D.C. United learns how to become a playoff team again

There is no postseason in English soccer. Lewis Neal was raised with the FA Cup, a knockout tournament that takes place alongside the regular season in England. But the D.C. United midfielder had no trouble understanding what it meant for his game-winning goal in Saturday’s 3-2 win over Columbus to cement his team’s long-awaited return to the MLS playoffs. [Playoff scenarios here.]

“The longer that I’ve spent here, the more I get the picture of how important playoffs is, whether it’s soccer, basketball, the NFL or whatever,” Neal said. “I know this is a massive achievement for everybody involved in this football team.”

Neal’s role in getting United back into the postseason for the first time since 2007 also is emblematic of the unique group that has come together to make it possible. In the upbeat but hardly over-the-top locker room afterward, there was a mixture of happiness from newcomers, relief for longer-tenured players, and a general sense of workmanlike confidence.

“I’ve been through a lot,” said United defender Dejan Jakovic, who was signed early in the 2009 season. “We’ve had a lot of different seasons: a year where we were terrible, awful, and then a couple years where we were really close to making the playoffs. Now, to finally clinch it and not worry about other teams and maybe even finish first [in the Eastern Conference], it’s just an unbelievable feeling.”

United president Kevin Payne had words of congratulations for his team in the locker room afterward.

“It’s nice to be back,” Payne said. “It looks bad on paper. Unfortunately, there are no asterisks. It just says that you missed the playoffs. I think that this group of players has done a great job of coming together. They’ve really figured out what it takes to win these hard games, real games. This was a real game tonight.”

Payne also celebrated the lower bowl-capacity crowd of 19,647 – rumors are he contrasted D.C.’s fans to Portland’s, saying United’s are better – and new partner Jason Levien said it was pretty good timing as he got a taste of exactly why he and Erick Thohir bought into the team.

“This passion, the intensity of the game and the feeling that people were coming together in the stands was exciting,” Levien said. “It just made me see the vision for what we could really do, and it’s amazing.”

All this despite the glaring absence of the team’s injured best player, reigning MLS MVP Dwayne De Rosario.

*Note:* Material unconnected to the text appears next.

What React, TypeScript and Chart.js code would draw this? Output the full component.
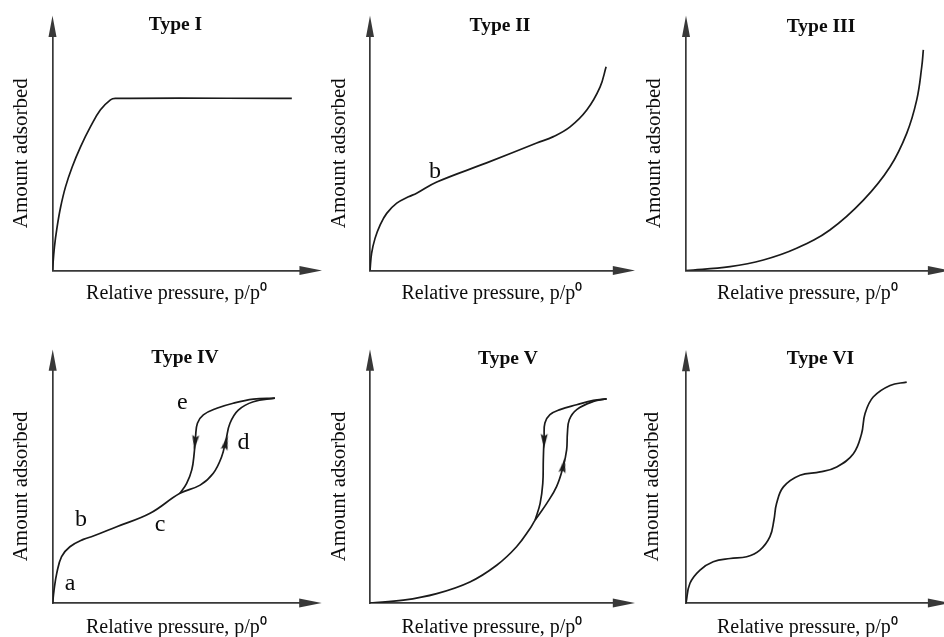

“I think we’ve grown closer since Dwayne went down,” United coach Ben Olsen said. “It’s obviously not a negative towards Dwayne. It was survival. Everybody understood that we have to be a real team now. We have to commit to each other and bail each other out. I think that slowly over this six-week period has got us to the point we are today.”

In those six weeks, United (17-10-6) has gone 5-0-1. It hasn’t often been scintillating soccer, but it’s been effective, with Olsen time and again getting the most out of his substitutes. Against Columbus Neal and Branko Boskovic both started on the bench– they “probably have the highest soccer IQ on our team,” Olsen said – but combined to put the game away. Maicon Santos and Hamdi Salihi have also delivered in reserve roles down the stretch since De Rosario’s injury.

“I don’t think you see subs that are pissed off,” midfielder Chris Pontius said. “I think you see subs that come on and are trying to make a difference. They’re putting their heads down and working hard, and you got two subs that end up winning the game for us tonight. I thought that was fantastic.”

There remains plenty of room for improvement. United’s defense struggled at times to rotate the ball around the back line. Up front, Santos and Lionard Pajoy continue to end up in the same spots on the field and showed almost no chemistry together against the Crew. Marcelo Saragosa’s offense isn’t the kind that can be relied upon consistently, and neither is Neal’s.

“To be honest, I almost got a nosebleed going up that far on the field and getting through like that, and then going one-on-one with the keeper,” Neal joked.

The silver lining in the De Rosario injury, of course, is that it has forced a team to take on the qualities of a defensive-minded playoff side. Ironically, that was a transition that was difficult to make when D.C. United was last in the playoffs in 2006 and 2007.

That’s not to say that United has turned into a playoff favorite. But as much as Olsen’s rotation and player management at times has been second guessed, he’s figured out, officially, how to turn D.C. United back into a playoff team.

“You have to have the results to have people buy in, that’s the reality,” Olsen said. “I think they’ve come together as a group. I’m really happy for them. I think they want more. I think this group still thinks they can do some things.”